The regulator on Wednesday said companies will have to take shareholders' approval for such purchases. Sebi had barred companies a year ago from acquiring shares from the secondary market through employee welfare trusts after it was felt that it could be misused by companies.
However, the regulator received representations from various industry bodies and companies citing difficulties in complying with the new rules. A committee was formed with representatives from corporates industry body and trustee firms to review the existing guidelines governing stock-related employee benefit schemes.
"It was felt that secondary market acquisitions by trusts being an internationally accepted practice should be considered subject to necessary safeguards to prevent misuse. It was also noted that secondary market acquisitions allow companies to grant options to employees without having to dilute their existing share capital," Sebi said in a discussion paper inviting public comments before December 5.

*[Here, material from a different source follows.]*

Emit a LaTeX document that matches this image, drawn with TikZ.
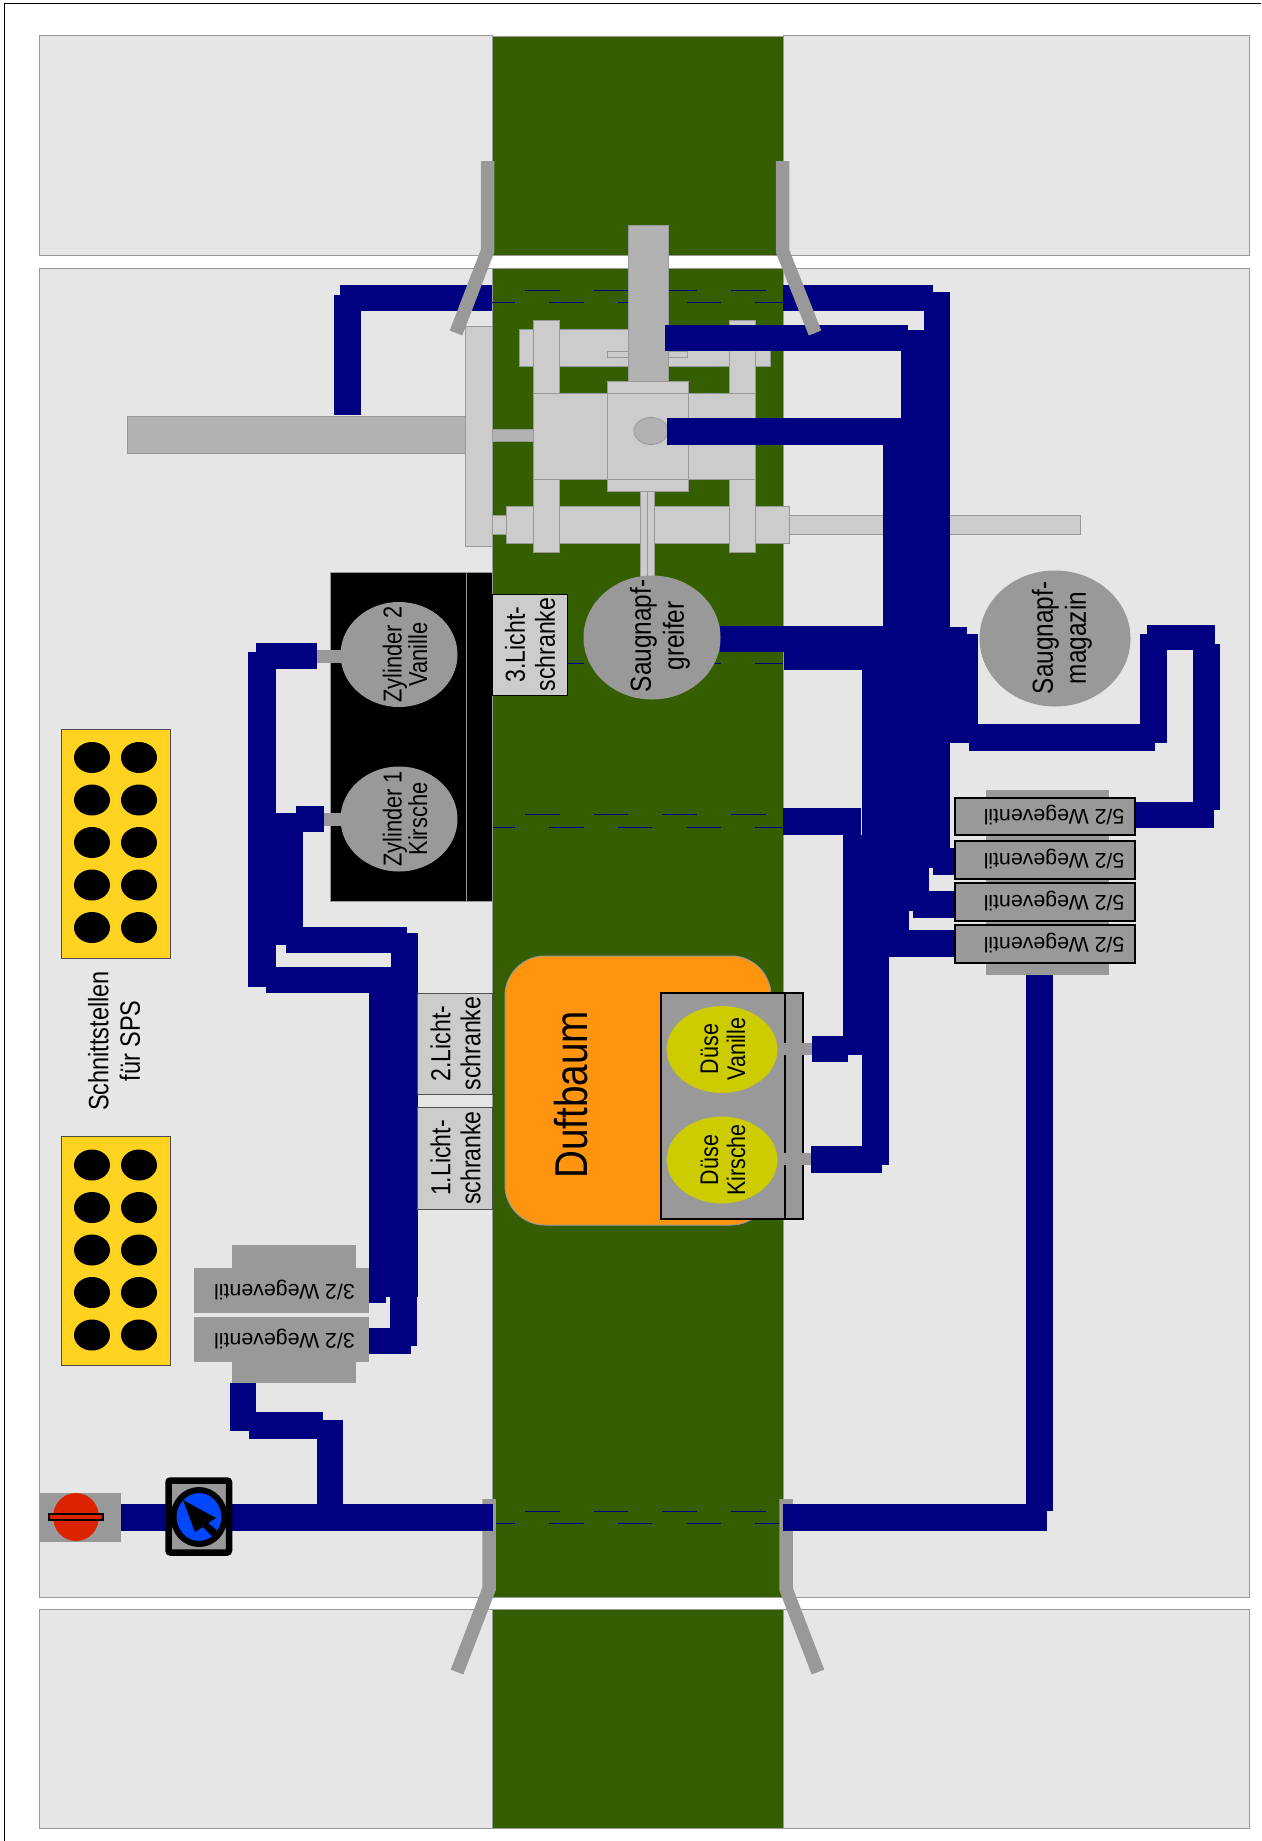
\documentclass[tikz,border=0pt]{standalone}
\usepackage{fontspec}
\setmainfont{Liberation Sans}
\newfontfamily\narrowfont[FakeStretch=0.84]{Liberation Sans}
\definecolor{panelgray}{HTML}{E6E6E6}
\definecolor{edgegray}{HTML}{999999}
\definecolor{beltgreen}{HTML}{355E00}
\definecolor{hosenavy}{HTML}{000080}
\definecolor{partgray}{HTML}{999999}
\definecolor{lightgray}{HTML}{CCCCCC}
\definecolor{midgray}{HTML}{B2B2B2}
\definecolor{sockyellow}{HTML}{FFD320}
\definecolor{treeorange}{HTML}{FF950E}
\definecolor{nozzleyellow}{HTML}{CCCC00}
\definecolor{dialblue}{HTML}{0047FF}
\definecolor{knobred}{HTML}{DC2300}
\tikzset{
	panel/.style={fill=panelgray, draw=edgegray, line width=1pt},
	belt/.style={fill=beltgreen, draw=edgegray, line width=0.8pt},
	hose/.style={fill=hosenavy},
	part/.style={fill=lightgray, draw=edgegray, line width=0.8pt},
	darkpart/.style={fill=midgray, draw=edgegray, line width=0.8pt},
	stub/.style={fill=partgray},
	arm/.style={draw=partgray, line width=13.5pt, miter limit=4},
	guide/.style={draw=hosenavy, line width=1pt, dash pattern=on 34.5pt off 34.2pt},
	valvebox/.style={fill=partgray, draw=black, line width=2.5pt},
	sidetext/.style={rotate=90, align=center, inner sep=0pt, font=\narrowfont\fontsize{26}{25.5}\selectfont},
	lichttext/.style={sidetext, font=\narrowfont\fontsize{27.5}{30}\selectfont},
	suckertext/.style={sidetext, font=\narrowfont\fontsize{29}{33}\selectfont},
	valvetext/.style={rotate=180, inner sep=0pt, font=\fontsize{21.3}{25}\selectfont}
}
\begin{document}
\begin{tikzpicture}[x=1pt, y=-1pt]
	\useasboundingbox (0,0) rectangle (1261,1841);
	\draw[black, line width=1.2pt] (4.5,1841) -- (4.5,3.5) -- (1261,3.5);

	\foreach \ya/\yb in {36/255, 268/1597, 1609/1828} {
		\draw[panel] (39,\ya) rectangle (492,\yb);
		\draw[panel] (783,\ya) rectangle (1249,\yb);
		\draw[belt] (492,\ya) rectangle (783,\yb);
	}
	\foreach \yy in {290, 650, 814, 1511}
		\draw[guide, dash phase=35.7pt] (492,\yy) -- (783,\yy);
	\foreach \yy in {302, 663, 827, 1523}
		\draw[guide, dash phase=11.5pt] (492,\yy) -- (783,\yy);

	\draw[darkpart] (127,416) rectangle (465,453);
	\draw[part] (465,326) rectangle (492,546);
	\draw[darkpart] (492,429) rectangle (533,441);
	\draw[part] (519,329.5) rectangle (770,366);
	\draw[part] (789,515.5) rectangle (1080,534);
	\draw[part] (492,515.5) rectangle (506,534);
	\draw[part] (506,506) rectangle (789,543);
	\draw[part] (607,351) rectangle (687,357);
	\foreach \xx in {533, 729} {
		\draw[part] (\xx,320) rectangle ++(26.5,73);
		\draw[part] (\xx,479) rectangle ++(26.5,73);
	}
	\draw[part] (533,393) rectangle (755,479);
	\draw[part] (607,381.5) rectangle (688,491);
	\draw[edgegray, line width=0.8pt] (607,393) -- (688,393) (607,479) -- (688,479);
	\draw[darkpart] (651,431) ellipse (17 and 13.5);
	\draw[darkpart] (628,225) rectangle (668,381.5);
	\draw[part] (640.5,491) rectangle (654.5,577);
	\draw[edgegray, line width=0.8pt] (647.5,491) -- (647.5,577);

	\draw[fill=black, draw=edgegray, line width=1pt] (330,572) rectangle (492,901);
	\draw[edgegray, line width=1pt] (466,572) -- (466,901);
	\fill[stub] (317,650) rectangle (342,663);
	\fill[stub] (324,813) rectangle (342,826);

	\draw[fill=treeorange, draw=edgegray, line width=1pt, rounded corners=40pt] (505,956) rectangle (771,1225);
	\draw[fill=partgray, draw=black, line width=2.5pt] (661,993) rectangle (803,1219);
	\draw[black, line width=2.5pt] (785,993) -- (785,1219);
	\fill[stub] (779,1043) rectangle (812,1055);
	\fill[stub] (779,1153) rectangle (812,1165);

	\foreach \yy in {1245, 1317}
		\fill[stub] (232,\yy) rectangle ++(124,66);
	\fill[stub] (986,790) rectangle (1109,975);
	\draw[arm] (489,1499) -- (489,1589) -- (457,1672);
	\draw[arm] (786,1499) -- (786,1589) -- (818,1672);

	\foreach \xa/\ya/\xb/\yb in {340/285/492/311, 334/295/361/415,
		783/285/933/311, 924/292/950/335, 665/325/908/351, 901/330/950/418,
		667/418/901/445, 883/418/950/650, 720/626/883/652, 784/645/862/670,
		862/640/950/848, 950/627/967/640, 950/634/978/743, 969/724/1155/751,
		1140/634/1167/743, 1147/625/1215/650, 1193/644/1220/810, 1135/802/1214/828,
		783/808/861/835, 880/848/929/911, 929/848/955/868, 933/848/955/875,
		913/891/955/918, 880/911/909/930, 889/930/955/957, 843/835/889/1055,
		812/1036/848/1062, 862/1055/889/1165, 811/1146/882/1173,
		230/1383/256/1431, 249/1412/323/1439, 317/1420/343/1504,
		121/1504/168/1531, 228/1504/493/1531, 783/1504/1047/1531, 1026/975/1053/1511,
		368/1328/411/1354, 390/993/417/1346, 369/993/418/1297, 368/1277/386/1303,
		266/967/391/993, 248/652/276/987, 256/643/317/669, 286/927/407/953,
		391/933/418/1000, 276/813/303/945, 296/806/324/832}
		\fill[hose] (\xa,\ya) rectangle (\xb,\yb);

	\draw[arm] (487.5,161) -- (487.5,251) -- (456,333);
	\draw[arm] (782.5,161) -- (782.5,251) -- (815,333);

	\foreach \yy in {1136.5, 729} {
		\draw[fill=sockyellow, draw=black!70, line width=1pt] (61,\yy) rectangle ++(109,229);
		\foreach \yo in {28.5, 71, 113.5, 156, 198.5} {
			\fill[black] (92,\yy+\yo) ellipse (18 and 15.5);
			\fill[black] (139,\yy+\yo) ellipse (18 and 15.5);
		}
	}
	\node[sidetext, font=\narrowfont\fontsize{28}{31.5}\selectfont] (sps) at (114,1041) {Schnittstellen\\für SPS};

	\fill[partgray] (39,1493) rectangle (121,1542);
	\fill[knobred] (76,1517) ellipse (23 and 24);
	\draw[fill=knobred, draw=black, line width=2pt] (49,1514) rectangle (103,1520);

	\draw[fill=partgray, draw=black, line width=6.5pt, rounded corners=2pt] (168.5,1480.5) rectangle (229,1552.5);
	\draw[fill=dialblue, draw=black, line width=6pt] (199,1517) ellipse (25.5 and 27);
	\fill[black] (183,1500) -- (216,1518) -- (208,1523) -- (219,1532) -- (214,1538) -- (203,1527) -- (195,1532) -- cycle;

	\foreach \ya/\yb/\nn in {1268/1312/upper, 1317/1361/lower} {
		\draw[fill=partgray, draw=edgegray, line width=1pt] (194,\ya) rectangle (368,\yb);
		\node[valvetext] (threetwo\nn) at (284.5,{(\ya+\yb)/2}) {3/2 Wegeventil};
	}
	\foreach \ya/\yb/\nn in {798/835/a, 841/879/b, 883/921/c, 925/963/d} {
		\draw[valvebox] (955,\ya) rectangle (1135,\yb);
		\node[valvetext] (fivetwo\nn) at (1054,{(\ya+\yb)/2-1.5}) {5/2 Wegeventil};
	}

	\foreach \ya/\yb/\nn in {1107/1209/1, 993/1094/2} {
		\draw[fill=lightgray, draw=black!70, line width=1pt] (417,\ya) rectangle (492,\yb);
		\node[lichttext] (licht\nn) at (455.5,{(\ya+\yb)/2}) {\nn.Licht-\\schranke};
	}
	\draw[fill=lightgray, draw=black, line width=1pt] (492,594) rectangle (567,695);
	\node[lichttext] (licht3) at (530,644.5) {3.Licht-\\schranke};

	\draw[fill=partgray, draw=edgegray, line width=1pt] (399,654.5) ellipse (58 and 52);
	\draw[fill=partgray, draw=edgegray, line width=1pt] (399,819) ellipse (58 and 52);
	\node[sidetext] (zyl2) at (405,654.5) {Zylinder 2\\Vanille};
	\node[sidetext] (zyl1) at (405,819) {Zylinder 1\\Kirsche};

	\draw[fill=partgray, draw=edgegray, line width=1pt] (652,637.5) ellipse (68 and 61.5);
	\node[suckertext] (greifer) at (660,636) {Saugnapf-\\greifer};
	\draw[fill=partgray, draw=edgegray, line width=1pt] (1055,638.5) ellipse (75 and 67.5);
	\node[suckertext] (magazin) at (1062,638) {Saugnapf-\\magazin};

	\node[sidetext, font=\narrowfont\fontsize{46}{50}\selectfont] (duftbaum) at (571,1095) {Duftbaum};

	\draw[fill=nozzleyellow, draw=edgegray, line width=1pt] (722,1049.5) ellipse (56 and 44);
	\draw[fill=nozzleyellow, draw=edgegray, line width=1pt] (722,1160) ellipse (56 and 44);
	\node[sidetext, font=\narrowfont\fontsize{25.5}{27}\selectfont] (vanille) at (723,1049) {Düse\\Vanille};
	\node[sidetext, font=\narrowfont\fontsize{25.5}{27}\selectfont] (kirsche) at (723,1160) {Düse\\Kirsche};
\end{tikzpicture}
\end{document}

The Sebi panel also suggested this is crucial in cases where the option of expansion of capital base is not available to companies. "The proposals, if accepted, will provide greater flexibility to companies to structure their employee benefits schemes involving securities of the company," said Sudhir Bassi, executive director-capital markets, Khaitan & Co. "By allowing Esop (employee stock option plans) trust to acquire shares from the markets, companies can structure Esops and other employee benefit schemes without diluting the existing shareholders," Bassi said.
The regulator plans to replace the current guidelines with a set of regulations that will cover all kinds of employee benefit schemes involving securities of the company, composition of employee welfare trusts and disclosures.
"The checks and balances in terms of maximum holding, restriction on sale of shares, shareholder approvals, disclosures in annual report and classifying the trust as insider will act as a deterrent for misuse of this route," said Harshu Ghate, co-founder and CEO of ESOP Direct, a company that provides services in the space of equity-based compensation. Sebi also said a trust could acquire up to 2% of the paid-up capital in a year with a cap of 5% on the overall shares it can hold.
It would be treated as an insider and has to comply with insider trading regulations. The regulator said equity-settled stock appreciation rights (SARs) will now be allowed.
"Use of SARs will enable companies to optimise on dilution further and help employees since they do not have to invest their money but get the net appreciation," Ghate said.
Sebi also said that the trust holding will be treated as promoter holding for calculating the minimum 25% public holding threshold and to prevent its misuse as alternate modes for promoter holding. However, it will not have obligations of promoters with respect to lock-in and will not be treated as persons acting in concert. "Clubbing the holding of trusts with promoters for the purpose of calculating the public shareholding need to be reconsidered, especially in light of the fact that the trusts will be managed by independent trustees and will not have voting rights," Bassi said.
The regulator last issued guidelines governing stock-related employee benefit measures in 1999 to enable listed companies to reward their employees through stock options and stock-purchase schemes. These schemes can either be administered by the company itself or through a trust.